10. In the light of the findings concerning the course of the criminal investigation in the present case, the Court cannot conclude that civil proceedings would have pursued the same objective as the criminal-law remedy. On the contrary, considering the broader range of admissible claims, the potential defendants, and the difference in the substantive conditions of liability, it was the civil-law remedy that would have allowed the domestic authorities to submit the case to the most careful scrutiny and would have permitted the State to put matters right through its own legal system. The domestic legal system therefore offered the applicant the possibility of a civil case which could have adequately addressed his arguments and given an appropriate response. The applicant, however, did not make use of this avenue of redress (see Milić , cited above, §§ 59 and 60).

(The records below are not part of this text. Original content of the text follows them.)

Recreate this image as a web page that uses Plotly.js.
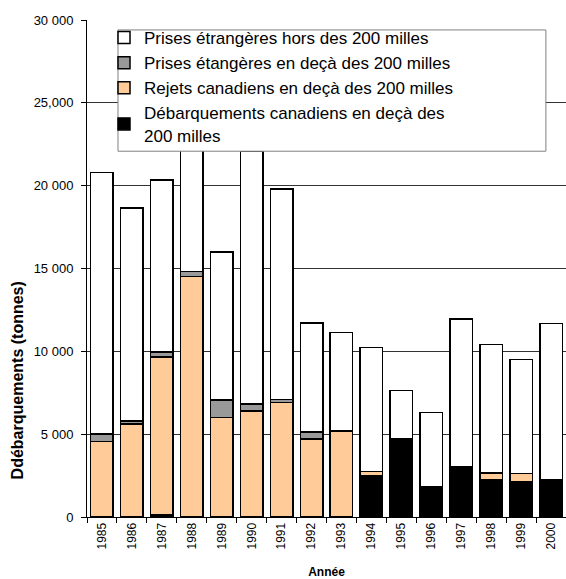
<!DOCTYPE html>
<html>
<head>
<meta charset="utf-8">
<script src="https://cdn.plot.ly/plotly-3.0.1.min.js"></script>
<style>
html,body{margin:0;padding:0;background:#fff;}
#chart{width:566px;height:579px;}
</style>
</head>
<body>
<div id="chart"></div>
<script>
const years = ['1985','1986','1987','1988','1989','1990','1991','1992','1993','1994','1995','1996','1997','1998','1999','2000'];
const debarquementsCanadiens = [0, 0, 150, 0, 0, 0, 0, 0, 0, 2500, 4500, 1840, 3030, 2270, 2120, 2150];
const rejetsCanadiens = [4550, 5600, 9500, 14510, 6000, 6400, 6900, 4700, 5200, 250, 100, 0, 0, 380, 510, 50];
const prisesEtrangeresEnDeca = [450, 200, 300, 300, 1070, 430, 180, 420, 0, 0, 100, 0, 0, 0, 0, 50];
const prisesEtrangeresHors = [15800, 12850, 10400, 9190, 8930, 15230, 12710, 6580, 5950, 7490, 2940, 4460, 8930, 7750, 6870, 9430];
const yTickVals = [0, 5000, 10000, 15000, 20000, 25000, 30000];
const yTickText = ['0', '5 000', '10 000', '15 000', '20 000', '25,000', '30 000'];

const FONT = 'Arial, "Liberation Sans", sans-serif';
const line = {color: '#000', width: 1.5};
const traces = [
  {name: 'Débarquements canadiens en deçà des<br>200 milles', y: debarquementsCanadiens, color: '#000000'},
  {name: 'Rejets canadiens en deçà des 200 milles', y: rejetsCanadiens, color: '#FFCC99'},
  {name: 'Prises étangères en deçà des 200 milles', y: prisesEtrangeresEnDeca, color: '#999999'},
  {name: 'Prises étrangères hors des 200 milles', y: prisesEtrangeresHors, color: '#FFFFFF'}
].map(t => ({
  type: 'bar', x: years, y: t.y, name: t.name,
  marker: {color: t.color, line: line},
  hoverinfo: 'x+y+name'
}));

const layout = {
  width: 566, height: 579,
  margin: {l: 87, r: 0, t: 20, b: 62},
  paper_bgcolor: '#fff', plot_bgcolor: '#fff',
  font: {family: FONT, size: 12, color: '#000'},
  barmode: 'stack', bargap: 0.25,
  showlegend: true,
  legend: {
    x: 0.0355, y: 1.0, xanchor: 'left', yanchor: 'top',
    bgcolor: 'rgba(0,0,0,0)', borderwidth: 0,
    traceorder: 'reversed',
    font: {family: FONT, size: 17, color: '#000'}
  },
  xaxis: {
    type: 'category', tickangle: -90, tickson: 'boundaries',
    ticks: 'outside', ticklen: 5, tickcolor: '#000',
    showline: true, linecolor: '#000', linewidth: 1,
    showgrid: false,
    tickfont: {family: FONT, size: 12},
    title: {text: '<b>Année</b>', font: {family: FONT, size: 12}, standoff: 19}
  },
  yaxis: {
    range: [0, 30000], tickvals: yTickVals, ticktext: yTickText,
    ticks: 'outside', ticklen: 5, tickcolor: '#000',
    ticklabelstandoff: 5,
    showline: true, linecolor: '#000', linewidth: 1,
    showgrid: true, gridcolor: '#333', gridwidth: 1,
    zeroline: false,
    tickfont: {family: FONT, size: 13}
  },
  shapes: [{
    type: 'rect', xref: 'paper', yref: 'paper',
    x0: 0.0647, x1: 0.958, y0: 0.736, y1: 0.98,
    line: {color: '#808080', width: 1}, fillcolor: '#fff', layer: 'above'
  }],
  annotations: [{
    text: '<b>Ddébarquements (tonnes)</b>', xref: 'paper', yref: 'paper',
    x: -0.146, y: 0.275, textangle: -90, showarrow: false,
    xanchor: 'center', yanchor: 'middle',
    font: {family: FONT, size: 16}
  }]
};

Plotly.newPlot('chart', traces, layout, {displayModeBar: false, staticPlot: true});
</script>
</body>
</html>
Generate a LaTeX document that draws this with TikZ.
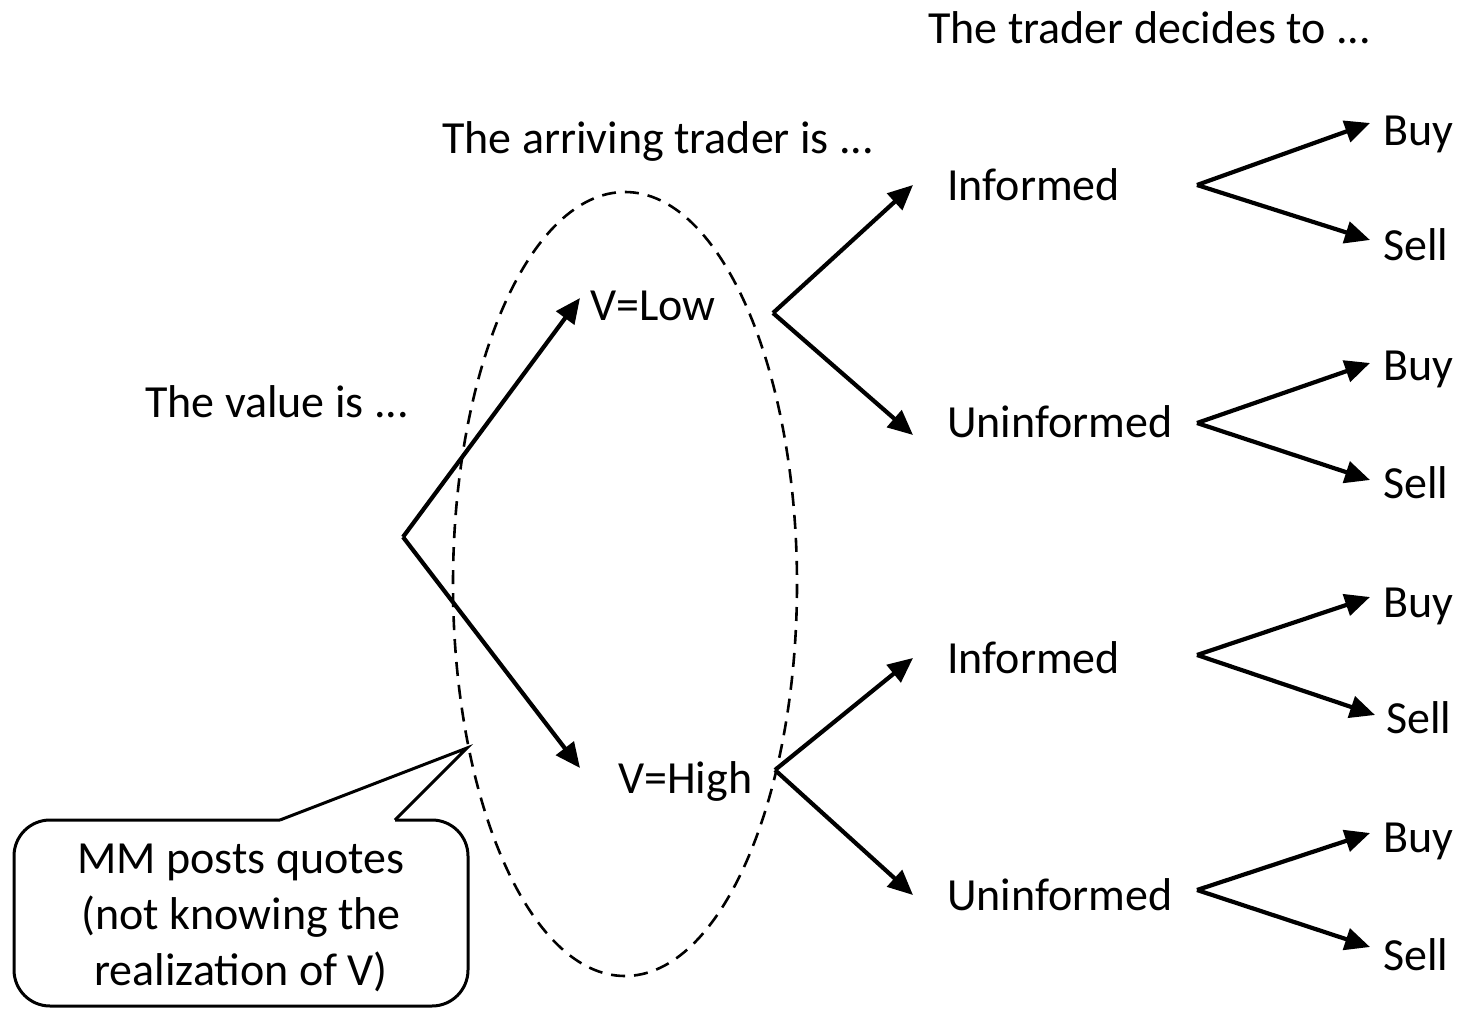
\documentclass[tikz,border=0pt]{standalone}
\usepackage{fontspec}
\setmainfont{Carlito}
\usetikzlibrary{arrows.meta}
\begin{document}
\begin{tikzpicture}[x=1pt,y=-1pt,
  lbl/.style={anchor=base west, inner sep=0pt, font=\fontsize{46}{56}\selectfont},
  branch/.style={line width=4.2pt, -{Triangle[length=25pt,width=22pt]}},
  infoset/.style={line width=2.6pt, dash pattern=on 14pt off 9pt},
  callout/.style={line width=3pt}]
\useasboundingbox (0,0) rectangle (1460,1009);

% information set of the market maker
\draw[infoset] (625,584) ellipse [x radius=172, y radius=392];

% headings
\node[lbl] (hdecide) at (928,43) {The trader decides to ...};
\node[lbl] (harrive) at (442,153) {The arriving trader is ...};
\node[lbl] (hvalue)  at (145,417) {The value is ...};

% value level
\coordinate (root) at (403,537);
\coordinate (lowT) at (580,298);
\coordinate (highT) at (580,768);
\node[lbl] (vlow)  at (590,320) {V=Low};
\node[lbl] (vhigh) at (618,793) {V=High};
\draw[branch] (root) -- (lowT);
\draw[branch] (root) -- (highT);

% trader type level
\coordinate (lowV) at (773,313);
\coordinate (highV) at (775,770);
\coordinate (inf1T) at (913,185);
\coordinate (uni1T) at (913,435);
\coordinate (inf2T) at (913,658);
\coordinate (uni2T) at (913,895);
\draw[branch] (lowV) -- (inf1T);
\draw[branch] (lowV) -- (uni1T);
\draw[branch] (highV) -- (inf2T);
\draw[branch] (highV) -- (uni2T);
\node[lbl] (inf1) at (947,200) {Informed};
\node[lbl] (uni1) at (947,437) {Uninformed};
\node[lbl] (inf2) at (947,673) {Informed};
\node[lbl] (uni2) at (947,910) {Uninformed};

% trading decisions
\coordinate (d1) at (1197,185);
\coordinate (d2) at (1197,423);
\coordinate (d3) at (1197,655);
\coordinate (d4) at (1197,890);
\coordinate (b1T) at (1370,123); \coordinate (s1T) at (1370,240);
\coordinate (b2T) at (1370,363); \coordinate (s2T) at (1370,480);
\coordinate (b3T) at (1370,597); \coordinate (s3T) at (1375,715);
\coordinate (b4T) at (1370,833); \coordinate (s4T) at (1370,947);
\foreach \d/\b/\s in {d1/b1T/s1T, d2/b2T/s2T, d3/b3T/s3T, d4/b4T/s4T}{
  \draw[branch] (\d) -- (\b);
  \draw[branch] (\d) -- (\s);
}
\node[lbl] (buy1)  at (1383,145) {Buy};
\node[lbl] (sell1) at (1383,260) {Sell};
\node[lbl] (buy2)  at (1383,380) {Buy};
\node[lbl] (sell2) at (1383,498) {Sell};
\node[lbl] (buy3)  at (1383,617) {Buy};
\node[lbl] (sell3) at (1386,733) {Sell};
\node[lbl] (buy4)  at (1383,852) {Buy};
\node[lbl] (sell4) at (1383,970) {Sell};

% market maker callout
\coordinate (ctip) at (467,748);
\draw[callout] (280,820) -- (ctip) -- (395,820);
\draw[callout, rounded corners=36pt] (395,820) -- (468,820) -- (468,1006)
  -- (14,1006) -- (14,820) -- (280,820);
\node[font=\fontsize{46}{56}\selectfont, align=center, anchor=base, inner sep=0pt]
  (mm) at (241,985) {MM posts quotes\\(not knowing the\\realization of V)};
\end{tikzpicture}
\end{document}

11. In view of the foregoing, the Court cannot but reject the applicant’s complaint under Article 2 of the Convention as manifestly ill-founded pursuant to Article 35 §§ 3 (a) and 4 thereof.

12. As regards the applicant’s complaint under Article 6 § 1 of the Convention regarding the length of the criminal proceedings, the Court notes that the death of his wife occurred on 27 September 2008 and that by 8 December 2011 the public prosecution service had dropped their charges in respect of the three doctors concerned. The applicant subsequently took over the prosecution of the case in the capacity of a subsidiary prosecutor and by 26 August 2015 both the Kraljevo Court of First Instance and the Kragujevac Appeals Court acquitted the defendants. The applicant was thus the injured party in the proceedings, not the defendant, and the criminal limb of Article 6 § 1 was not applicable. Also, the applicant had never raised a civil claim of any sort as part of those proceedings and under Serbian law a criminal conviction was not a formal precondition for obtaining damages in a separate civil action, meaning that the outcome of the criminal case was likewise not decisive for the applicant’s “civil rights and obligations” referred to in Article 6 § 1 (see Perez v. France [GC], no. 47287/99, §§ 57-72, ECHR 2004 ‑ I, and Ristić v. Serbia , no. 32181/08, § 44, 18 January 2011; see also, mutatis mutandis , Đekić and Others v. Serbia , no. 32277/07, § 41 and § 42 in fine , 29 April 2014, and compare and contrast Bistrović-Nastić v. Serbia (dec.), no. 47040/07, §§ 28 and 29, 11 September 2018).

13. Accordingly, the applicant’s complaint about the length of the criminal proceedings is incompatible ratione materiae with the provisions of the Convention within the meaning of Article 35 § 3 (a) and must be rejected in accordance with Article 35 § 4.

14. Turning to the length of proceedings before the Constitutional Court, in respect of which Article 6 § 1 of the Convention is applicable (see, for example, Te šić v. Serbia , nos. 4678/07 and 50591/12, § 77, 11 February 2014), the Court notes that they lasted from 9 October 2015 to 18 November 2016, that is for a period of approximately thirteen months, which cannot be deemed excessive and as such in breach of the reasonable-time requirement contained in that provision (compare and contrast, among other authorities, Tešić , cited above, § 77, with further references).

15. In view of the foregoing, the Court rejects this part of the application as manifestly ill-founded pursuant to Article 35 §§ 3 (a) and 4 of the Convention.

For these reasons, the Court, unanimously,

Declares the application inadmissible.

Done in English and notified in writing on 17 March 2022.